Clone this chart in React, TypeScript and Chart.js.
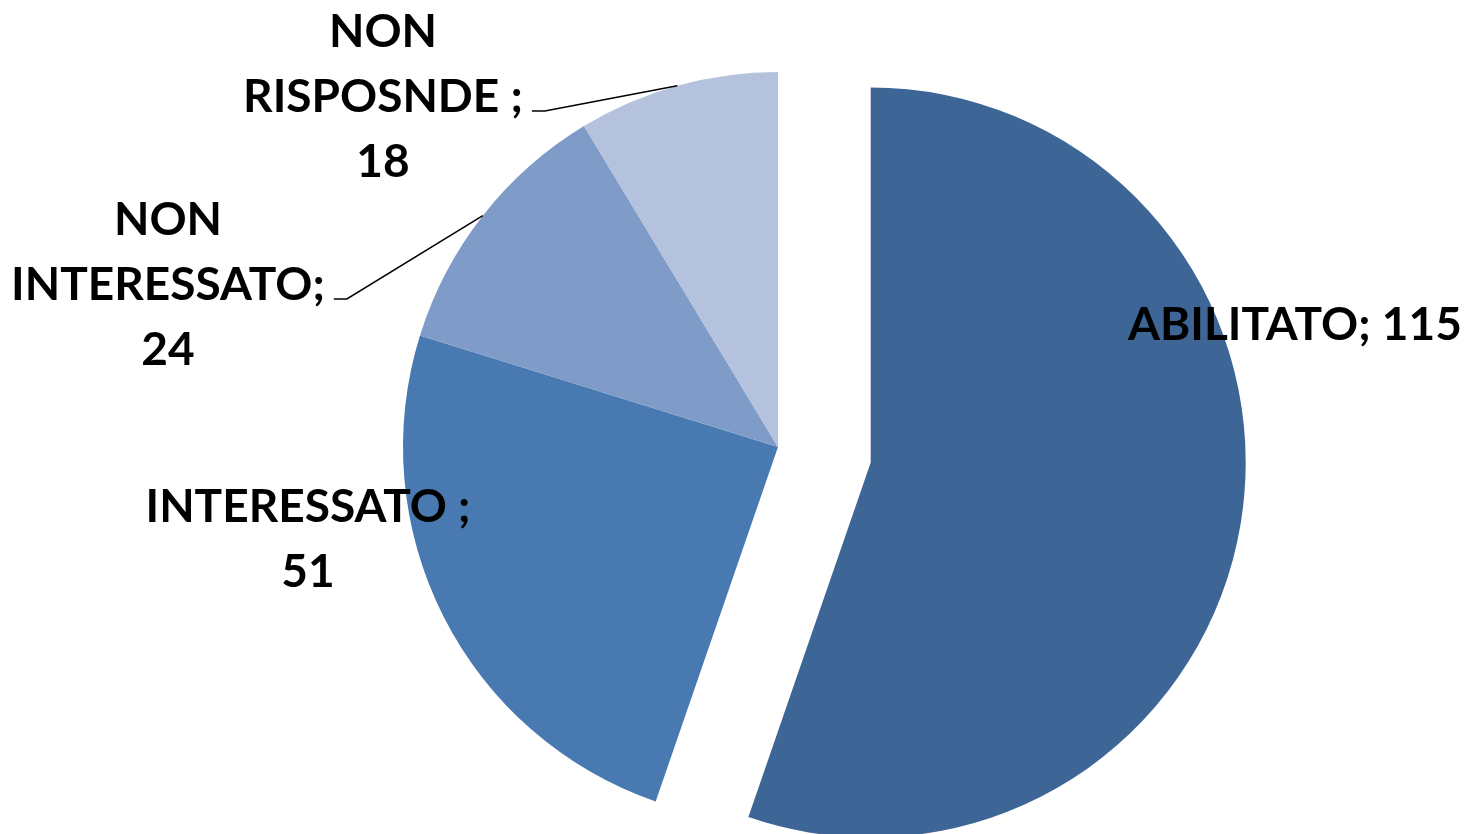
import React, { useEffect, useRef } from "react";
import { Chart, registerables, PieController } from "chart.js";

Chart.register(...registerables);

const categories = ["ABILITATO", "INTERESSATO", "NON INTERESSATO", "NON RISPOSNDE"];
const values = [115, 51, 24, 18];
const colors = ["#3D6697", "#4879B0", "#7F9CC8", "#B4C2DE"];
const explode = [94, 0, 0, 0];

const labelLines: string[][] = [
  [`${categories[0]}; ${values[0]}`],
  [`${categories[1]} ;`, `${values[1]}`],
  ["NON", "INTERESSATO;", `${values[2]}`],
  ["NON", "RISPOSNDE ;", `${values[3]}`],
];

// label block placement relative to the pie centre: [dx of centre, dy of first baseline]
const labelPlacement = [
  [517, -107],
  [-470, 75],
  [-610, -212],
  [-395, -400],
];
const hasLeader = [false, false, true, true];

const FONT = "bold 46px Lato";
const LINE_H = 65;

// Pie whose slices can be pulled out by a fixed distance (Excel-style explode),
// keeping the slice radius and angles unchanged.
class ExplodedPieController extends (PieController as any) {
  static id = "explodedPie";
  static defaults = (PieController as any).defaults;
  static overrides = (PieController as any).overrides;
  draw() {
    const ctx = this.chart.ctx;
    const area = this.chart.chartArea;
    const meta = this._cachedMeta;
    meta.data.forEach((arc: any, i: number) => {
      if (arc.hidden) return;
      const e = explode[i] || 0;
      const mid = (arc.startAngle + arc.endAngle) / 2;
      ctx.save();
      ctx.translate(Math.cos(mid) * e, Math.sin(mid) * e);
      arc.draw(ctx, area);
      ctx.restore();
    });
  }
}
Chart.register(ExplodedPieController as any);

const labelPlugin = {
  id: "pieLabels",
  afterDatasetsDraw(chart: any) {
    const ctx = chart.ctx;
    const meta = chart.getDatasetMeta(0);
    ctx.save();
    ctx.font = FONT;
    ctx.fillStyle = "#000";
    ctx.textAlign = "center";
    ctx.textBaseline = "alphabetic";
    meta.data.forEach((arc: any, i: number) => {
      const p = arc.getProps(["x", "y", "startAngle", "endAngle", "outerRadius"], true);
      const cx = p.x + labelPlacement[i][0];
      const by = p.y + labelPlacement[i][1];
      const lines = labelLines[i];
      lines.forEach((t, k) => ctx.fillText(t, cx, by + k * LINE_H));
      if (hasLeader[i]) {
        const mid = (p.startAngle + p.endAngle) / 2;
        const ex = p.x + Math.cos(mid) * p.outerRadius;
        const ey = p.y + Math.sin(mid) * p.outerRadius;
        const w = ctx.measureText(lines[1]).width;
        const sx = cx + w / 2 + 9;
        const sy = by + LINE_H - 1;
        ctx.beginPath();
        ctx.strokeStyle = "#000";
        ctx.lineWidth = 1.5;
        ctx.moveTo(sx, sy);
        ctx.lineTo(sx + 13, sy);
        ctx.lineTo(ex, ey);
        ctx.stroke();
      }
    });
    ctx.restore();
  },
};

export default function App() {
  const ref = useRef<HTMLCanvasElement>(null);
  useEffect(() => {
    const chart = new Chart(ref.current!, {
      type: "explodedPie" as any,
      data: {
        labels: categories,
        datasets: [
          {
            data: values,
            backgroundColor: colors,
            borderWidth: 0,
            clip: false as any,
          },
        ],
      },
      options: {
        animation: false,
        responsive: true,
        maintainAspectRatio: false,
        radius: 375,
        layout: { padding: { left: 86, top: 60, right: 0, bottom: 0 } },
        plugins: { legend: { display: false }, tooltip: { enabled: false } },
      } as any,
      plugins: [labelPlugin],
    });
    return () => chart.destroy();
  }, []);
  return (
    <div style={{ position: "fixed", left: 0, top: 0, width: 1470, height: 834, background: "#fff" }}>
      <canvas ref={ref} />
    </div>
  );
}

☆ ☆ ☆ ☆

Required work: With all pictures left out, please transcribe exactly the lines from the start of the material through the line with "const explode = [94, 0, 0, 0];".

Answer:
Clone this chart in React, TypeScript and Chart.js.
import React, { useEffect, useRef } from "react";
import { Chart, registerables, PieController } from "chart.js";

Chart.register(...registerables);

const categories = ["ABILITATO", "INTERESSATO", "NON INTERESSATO", "NON RISPOSNDE"];
const values = [115, 51, 24, 18];
const colors = ["#3D6697", "#4879B0", "#7F9CC8", "#B4C2DE"];
const explode = [94, 0, 0, 0];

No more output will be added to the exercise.